I’m working on a project similar to Notion, where users can create various types of content blocks that can also include other blocks. The challenge is that these blocks can be infinitely nested, and all changes need to save automatically and sync in real time for all users.

I’m exploring the best way to set this up in a NoSQL database like Firestore. Should I create individual documents for each block and connect them through references? I’m concerned about potential performance issues since this would require several database queries to retrieve all nested content.

Alternatively, I could store everything in a single document with nested objects, but that might become complicated with deep nesting. Has anyone faced this type of recursive data structure? What solution has worked best for you?
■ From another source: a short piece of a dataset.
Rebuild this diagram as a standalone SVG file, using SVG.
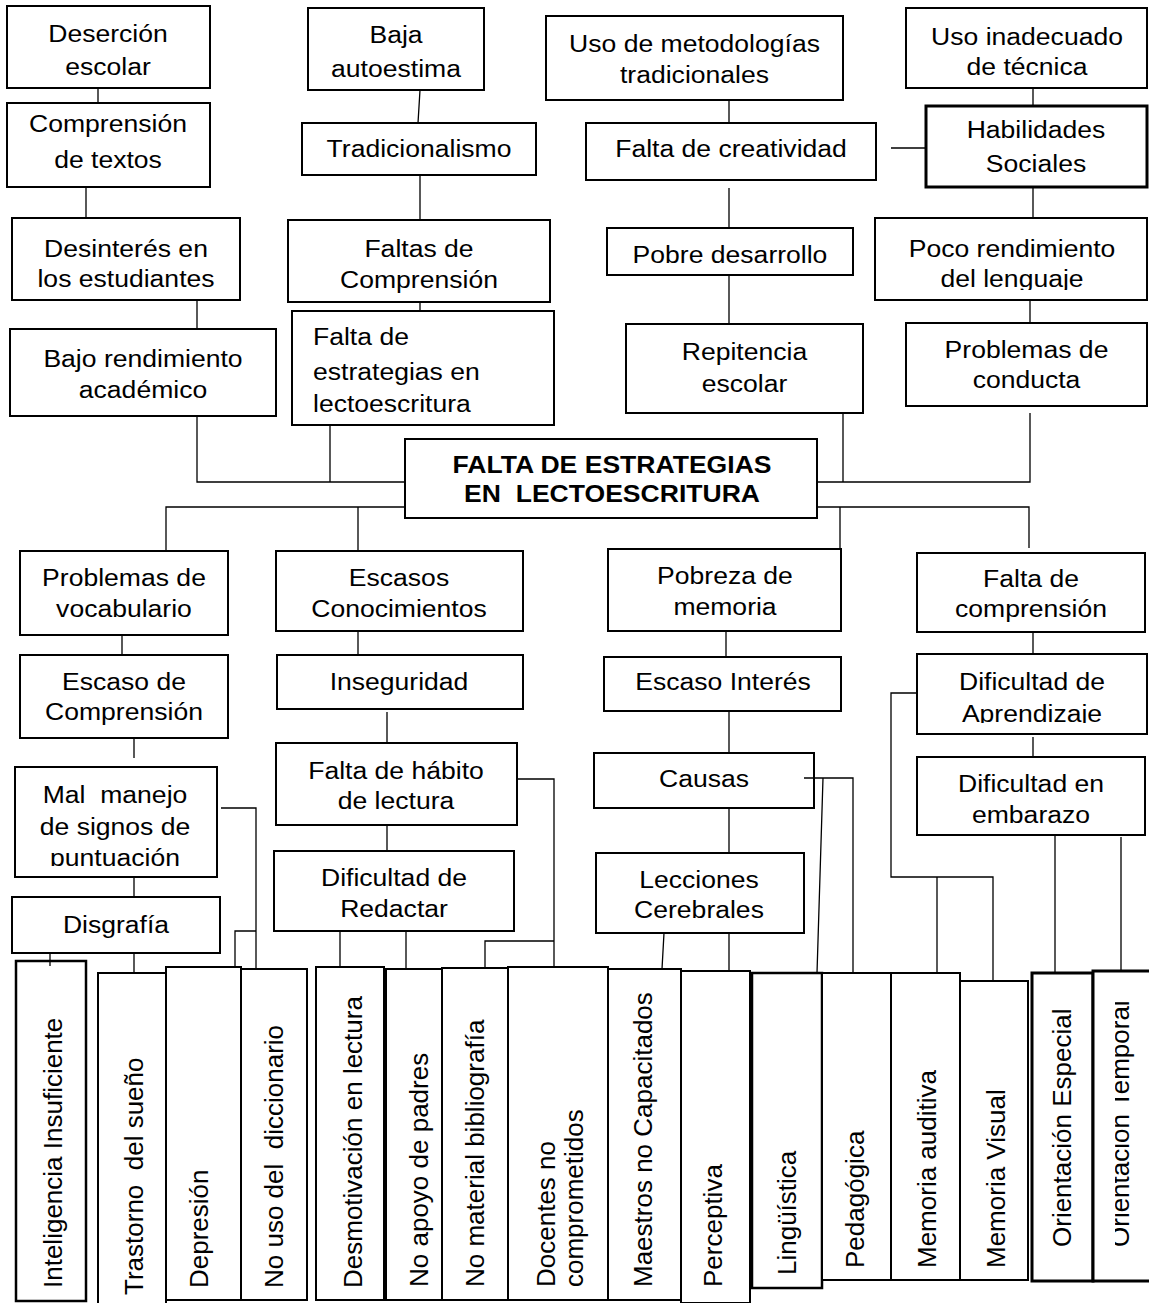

the single document approach isnt terrible if u dont nest too deep. i go with a flat structure - each block gets an id and parent_id, then i rebuild the tree client-side. perfect for realtime updates since yer only watching one collection instead of juggling a bunch of subcollections.

I’ve dealt with this exact problem in production. Storing block hierarchies as adjacency lists works best for most cases. Each block document has a parent_id and order field for positioning. The key insight? Add a denormalized path field that stores the full ancestry chain. This lets you fetch entire subtrees with a single prefix query while keeping flexibility for deep nesting. For real-time sync, maintain a separate collection for page-level operations that tracks which blocks changed and in what order. This prevents race conditions when multiple users edit simultaneously. The main gotcha is handling block moves between parents - you need to update all descendant paths atomically. Performance-wise, this scales way better than nested documents because you avoid Firestore’s 20MB document limit and can implement proper indexing strategies.

I built something similar last year using a hybrid approach that worked really well. Each block becomes its own document with parent/child relationships tracked through a path field - this keeps the hierarchy intact while letting you query all blocks under a page efficiently. For real-time sync, I used operational transforms at the block level rather than document level. Every block change creates an operation that gets shared with connected clients, and I batch operations during fast typing to avoid hammering the database. I also cache the block tree in memory on the client side and only fetch content when needed - this cut database calls way down and kept the UI snappy. Just query the root blocks first, then lazy load the nested stuff.